Comment by jasonthorsness
1 day ago
Mostly this should be a non-event due to renewal long before expiration? Although huge deal I suppose for services that require issuing new certifications constantly; Let's Encrypt would be major failure mode for them.
As they move to shorter-lifetime certs (6 days now https://letsencrypt.org/2025/01/16/6-day-and-ip-certs/?utm_s...) this puts it in the realm of possibility that an incident could impact long-running services.
I encountered this while trying to issue a new certificate for a service. As a temporary fix, started using ZeroSSL which conveniently also supports the ACME protocol. While not a big problem, if you have something like `cert-manager` being used on Kubernetes, then it requires quite a bit of reconfiguration, and you may spend a couple hours trying to figure out why a certificate hasn't been issued yet.

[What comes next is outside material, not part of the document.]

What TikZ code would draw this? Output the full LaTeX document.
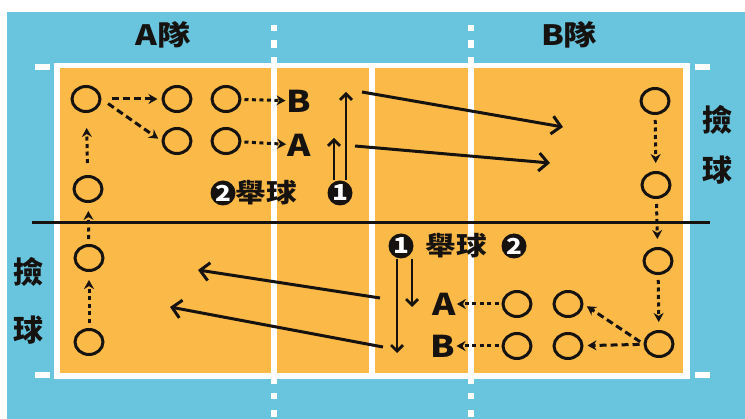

That said, I'm unbelievably grateful for the great product (and work!) LetsEncrypt has provided for free. Hope they're able to get their infrastructure back up soon.
Let's Encrypt was a huge deal right from the beginning. They truly moved the web forward.
Here is the HN announcement: https://news.ycombinator.com/item?id=8624160
Announcement "animated" https://hn.unlurker.com/replay?item=8624160
Truly was a radical advancement. Makes me wonder, a decade from now what will it be that we look back upon with a similar perspective?
From the announcement:
Subscribers will be able to optin to short-lived certificates via a certificate profile mechanism being added to our ACME API.
We hope to make short-lived certificates generally available by the end of 2025.
The earliest short-lived certificates we issue may not support IP addresses, but we intend to enable IP address support by the time short-lived certificates reach general availability.